### Exercise requirements
Starting with the first line of the data below, copy each line up to and including the one containing "plt.rcParams['font.family'] = ['Liberation". Pictures stay out.

### Dataset extract
"""

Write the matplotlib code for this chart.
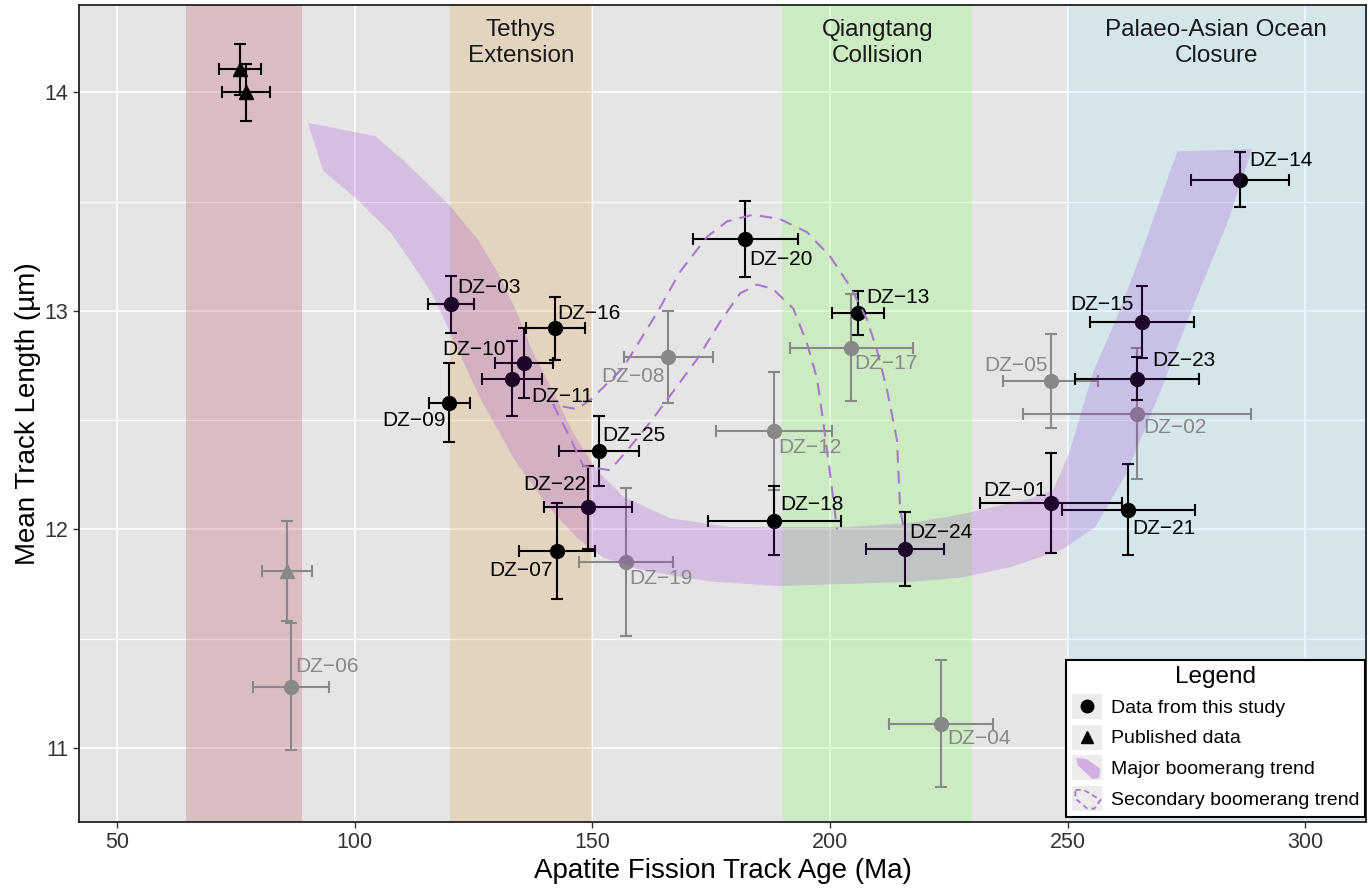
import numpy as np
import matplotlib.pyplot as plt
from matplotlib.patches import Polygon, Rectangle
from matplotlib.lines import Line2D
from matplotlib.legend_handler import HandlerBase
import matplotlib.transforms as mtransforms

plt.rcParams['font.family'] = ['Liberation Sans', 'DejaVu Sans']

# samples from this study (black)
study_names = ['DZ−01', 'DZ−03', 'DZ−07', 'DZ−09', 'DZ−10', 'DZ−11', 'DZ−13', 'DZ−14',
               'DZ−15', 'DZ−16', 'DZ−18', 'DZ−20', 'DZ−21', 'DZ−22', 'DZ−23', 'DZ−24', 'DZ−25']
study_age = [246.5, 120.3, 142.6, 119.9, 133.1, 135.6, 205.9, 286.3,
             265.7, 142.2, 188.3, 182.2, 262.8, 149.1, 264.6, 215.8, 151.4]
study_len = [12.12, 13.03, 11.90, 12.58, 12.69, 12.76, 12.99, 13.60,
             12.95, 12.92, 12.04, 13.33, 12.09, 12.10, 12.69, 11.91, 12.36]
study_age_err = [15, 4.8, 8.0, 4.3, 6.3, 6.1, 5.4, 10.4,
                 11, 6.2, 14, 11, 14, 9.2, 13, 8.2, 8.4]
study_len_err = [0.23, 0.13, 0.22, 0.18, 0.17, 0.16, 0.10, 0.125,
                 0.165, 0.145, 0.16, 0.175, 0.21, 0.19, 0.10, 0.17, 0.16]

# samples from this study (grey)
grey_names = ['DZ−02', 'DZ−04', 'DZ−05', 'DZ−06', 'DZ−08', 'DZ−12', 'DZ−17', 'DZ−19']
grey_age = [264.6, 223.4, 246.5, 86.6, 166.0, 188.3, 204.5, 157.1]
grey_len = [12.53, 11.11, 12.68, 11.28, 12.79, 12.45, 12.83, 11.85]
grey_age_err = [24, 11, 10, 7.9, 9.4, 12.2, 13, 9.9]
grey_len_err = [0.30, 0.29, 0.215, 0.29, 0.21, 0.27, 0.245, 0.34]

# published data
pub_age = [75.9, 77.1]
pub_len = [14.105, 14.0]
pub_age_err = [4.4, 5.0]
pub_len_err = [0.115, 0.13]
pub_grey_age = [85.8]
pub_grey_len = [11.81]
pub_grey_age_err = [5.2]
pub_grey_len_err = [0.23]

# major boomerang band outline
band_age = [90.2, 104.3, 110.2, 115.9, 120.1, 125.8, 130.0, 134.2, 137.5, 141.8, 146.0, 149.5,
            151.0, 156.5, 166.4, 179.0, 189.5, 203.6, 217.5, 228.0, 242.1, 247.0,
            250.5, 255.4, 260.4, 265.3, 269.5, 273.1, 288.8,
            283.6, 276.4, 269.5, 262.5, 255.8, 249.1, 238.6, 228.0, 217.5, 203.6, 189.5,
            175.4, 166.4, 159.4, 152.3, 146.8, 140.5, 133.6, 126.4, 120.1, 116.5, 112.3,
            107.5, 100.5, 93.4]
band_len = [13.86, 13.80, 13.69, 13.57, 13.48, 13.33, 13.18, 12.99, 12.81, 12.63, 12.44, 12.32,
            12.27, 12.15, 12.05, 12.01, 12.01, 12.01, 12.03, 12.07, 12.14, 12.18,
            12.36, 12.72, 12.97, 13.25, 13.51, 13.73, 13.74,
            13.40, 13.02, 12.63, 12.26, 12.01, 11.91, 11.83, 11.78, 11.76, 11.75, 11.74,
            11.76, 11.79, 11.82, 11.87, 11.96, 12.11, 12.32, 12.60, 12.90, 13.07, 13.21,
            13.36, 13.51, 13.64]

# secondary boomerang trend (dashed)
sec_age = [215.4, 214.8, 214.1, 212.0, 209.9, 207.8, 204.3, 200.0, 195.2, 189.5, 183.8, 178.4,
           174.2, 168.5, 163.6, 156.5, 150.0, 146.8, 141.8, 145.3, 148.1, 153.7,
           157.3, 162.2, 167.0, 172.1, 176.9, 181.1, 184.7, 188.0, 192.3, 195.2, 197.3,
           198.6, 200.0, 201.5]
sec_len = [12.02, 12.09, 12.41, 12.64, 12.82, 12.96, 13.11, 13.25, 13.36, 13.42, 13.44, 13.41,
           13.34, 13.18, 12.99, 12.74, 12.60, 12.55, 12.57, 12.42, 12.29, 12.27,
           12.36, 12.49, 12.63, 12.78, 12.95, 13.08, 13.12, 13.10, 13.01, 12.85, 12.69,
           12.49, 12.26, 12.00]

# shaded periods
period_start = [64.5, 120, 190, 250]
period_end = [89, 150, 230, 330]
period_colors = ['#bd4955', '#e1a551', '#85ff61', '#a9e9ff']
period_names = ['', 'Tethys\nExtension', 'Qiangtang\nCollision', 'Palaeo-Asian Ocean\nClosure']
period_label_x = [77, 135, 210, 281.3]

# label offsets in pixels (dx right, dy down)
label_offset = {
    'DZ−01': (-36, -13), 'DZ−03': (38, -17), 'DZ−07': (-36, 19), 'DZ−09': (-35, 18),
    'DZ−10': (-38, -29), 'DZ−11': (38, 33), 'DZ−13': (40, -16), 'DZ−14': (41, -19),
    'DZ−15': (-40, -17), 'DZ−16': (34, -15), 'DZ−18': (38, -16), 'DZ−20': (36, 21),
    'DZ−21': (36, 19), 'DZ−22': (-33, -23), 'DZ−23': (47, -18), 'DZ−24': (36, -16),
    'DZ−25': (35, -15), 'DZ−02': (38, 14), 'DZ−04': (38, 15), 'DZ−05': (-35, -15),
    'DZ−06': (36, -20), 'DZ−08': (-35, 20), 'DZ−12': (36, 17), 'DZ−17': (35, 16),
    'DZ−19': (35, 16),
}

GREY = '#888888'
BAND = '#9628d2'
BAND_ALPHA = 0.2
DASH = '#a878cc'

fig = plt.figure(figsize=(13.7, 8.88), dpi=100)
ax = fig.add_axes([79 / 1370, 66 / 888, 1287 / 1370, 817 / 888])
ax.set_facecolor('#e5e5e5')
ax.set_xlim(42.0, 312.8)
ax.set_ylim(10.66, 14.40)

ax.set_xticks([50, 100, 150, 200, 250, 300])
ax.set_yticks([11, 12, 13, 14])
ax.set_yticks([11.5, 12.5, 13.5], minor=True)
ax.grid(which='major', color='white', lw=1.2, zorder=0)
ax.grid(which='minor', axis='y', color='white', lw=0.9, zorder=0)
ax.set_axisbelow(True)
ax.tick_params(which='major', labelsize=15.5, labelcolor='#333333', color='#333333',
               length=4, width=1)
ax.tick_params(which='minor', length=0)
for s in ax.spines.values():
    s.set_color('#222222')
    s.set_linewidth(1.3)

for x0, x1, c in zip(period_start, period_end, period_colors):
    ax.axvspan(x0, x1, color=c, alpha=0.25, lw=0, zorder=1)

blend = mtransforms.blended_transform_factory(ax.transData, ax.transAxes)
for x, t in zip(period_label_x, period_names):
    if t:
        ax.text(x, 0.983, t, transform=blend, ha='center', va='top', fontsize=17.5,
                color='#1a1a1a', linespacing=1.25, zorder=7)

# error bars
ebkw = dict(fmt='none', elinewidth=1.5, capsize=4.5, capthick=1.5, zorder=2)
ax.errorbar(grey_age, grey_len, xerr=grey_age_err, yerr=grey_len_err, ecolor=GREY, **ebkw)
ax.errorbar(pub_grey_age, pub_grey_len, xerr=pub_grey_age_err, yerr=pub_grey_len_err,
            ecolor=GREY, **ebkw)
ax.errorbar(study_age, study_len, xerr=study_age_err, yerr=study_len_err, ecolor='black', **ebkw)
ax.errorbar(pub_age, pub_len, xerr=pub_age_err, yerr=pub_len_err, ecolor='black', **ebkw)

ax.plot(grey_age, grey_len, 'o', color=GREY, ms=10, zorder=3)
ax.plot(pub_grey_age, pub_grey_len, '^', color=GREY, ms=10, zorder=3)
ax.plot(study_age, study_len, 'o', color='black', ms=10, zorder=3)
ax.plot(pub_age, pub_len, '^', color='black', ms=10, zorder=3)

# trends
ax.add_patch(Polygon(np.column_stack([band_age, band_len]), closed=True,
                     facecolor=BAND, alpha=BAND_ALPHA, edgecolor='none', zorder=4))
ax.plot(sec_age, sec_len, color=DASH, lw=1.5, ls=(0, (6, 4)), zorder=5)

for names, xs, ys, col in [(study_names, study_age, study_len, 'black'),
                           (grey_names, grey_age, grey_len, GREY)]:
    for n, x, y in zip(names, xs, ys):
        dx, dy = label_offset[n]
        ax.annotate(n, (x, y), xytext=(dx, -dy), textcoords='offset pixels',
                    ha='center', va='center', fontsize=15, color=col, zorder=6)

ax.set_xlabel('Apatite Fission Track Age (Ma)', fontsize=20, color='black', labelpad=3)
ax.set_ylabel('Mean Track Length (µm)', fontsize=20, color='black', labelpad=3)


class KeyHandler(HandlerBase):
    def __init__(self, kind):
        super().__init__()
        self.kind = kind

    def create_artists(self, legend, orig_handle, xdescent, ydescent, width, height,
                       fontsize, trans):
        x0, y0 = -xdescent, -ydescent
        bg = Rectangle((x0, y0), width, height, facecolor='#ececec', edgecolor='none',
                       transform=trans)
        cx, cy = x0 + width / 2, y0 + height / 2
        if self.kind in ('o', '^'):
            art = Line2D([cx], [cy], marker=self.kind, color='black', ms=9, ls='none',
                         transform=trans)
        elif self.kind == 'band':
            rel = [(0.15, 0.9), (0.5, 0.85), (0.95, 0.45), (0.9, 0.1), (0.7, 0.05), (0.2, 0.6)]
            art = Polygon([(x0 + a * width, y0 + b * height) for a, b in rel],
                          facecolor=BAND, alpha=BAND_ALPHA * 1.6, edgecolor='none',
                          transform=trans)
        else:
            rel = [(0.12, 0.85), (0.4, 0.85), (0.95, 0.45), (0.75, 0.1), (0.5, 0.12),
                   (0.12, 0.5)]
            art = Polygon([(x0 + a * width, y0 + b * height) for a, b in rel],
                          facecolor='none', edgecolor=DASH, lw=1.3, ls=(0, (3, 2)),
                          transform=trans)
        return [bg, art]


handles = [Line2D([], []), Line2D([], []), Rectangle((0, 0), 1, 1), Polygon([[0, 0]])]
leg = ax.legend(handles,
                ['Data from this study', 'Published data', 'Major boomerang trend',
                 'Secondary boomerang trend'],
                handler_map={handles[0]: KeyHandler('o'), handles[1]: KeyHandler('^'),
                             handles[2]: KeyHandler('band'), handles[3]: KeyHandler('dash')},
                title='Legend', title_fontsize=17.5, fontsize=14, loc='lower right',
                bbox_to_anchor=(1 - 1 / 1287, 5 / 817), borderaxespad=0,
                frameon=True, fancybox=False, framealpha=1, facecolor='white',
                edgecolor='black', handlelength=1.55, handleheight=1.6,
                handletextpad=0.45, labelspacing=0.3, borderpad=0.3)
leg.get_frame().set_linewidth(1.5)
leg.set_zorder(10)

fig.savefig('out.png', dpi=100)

"""

### Written answer
Write the matplotlib code for this chart.
import numpy as np
import matplotlib.pyplot as plt
from matplotlib.patches import Polygon, Rectangle
from matplotlib.lines import Line2D
from matplotlib.legend_handler import HandlerBase
import matplotlib.transforms as mtransforms

plt.rcParams['font.family'] = ['Liberation Sans', 'DejaVu Sans']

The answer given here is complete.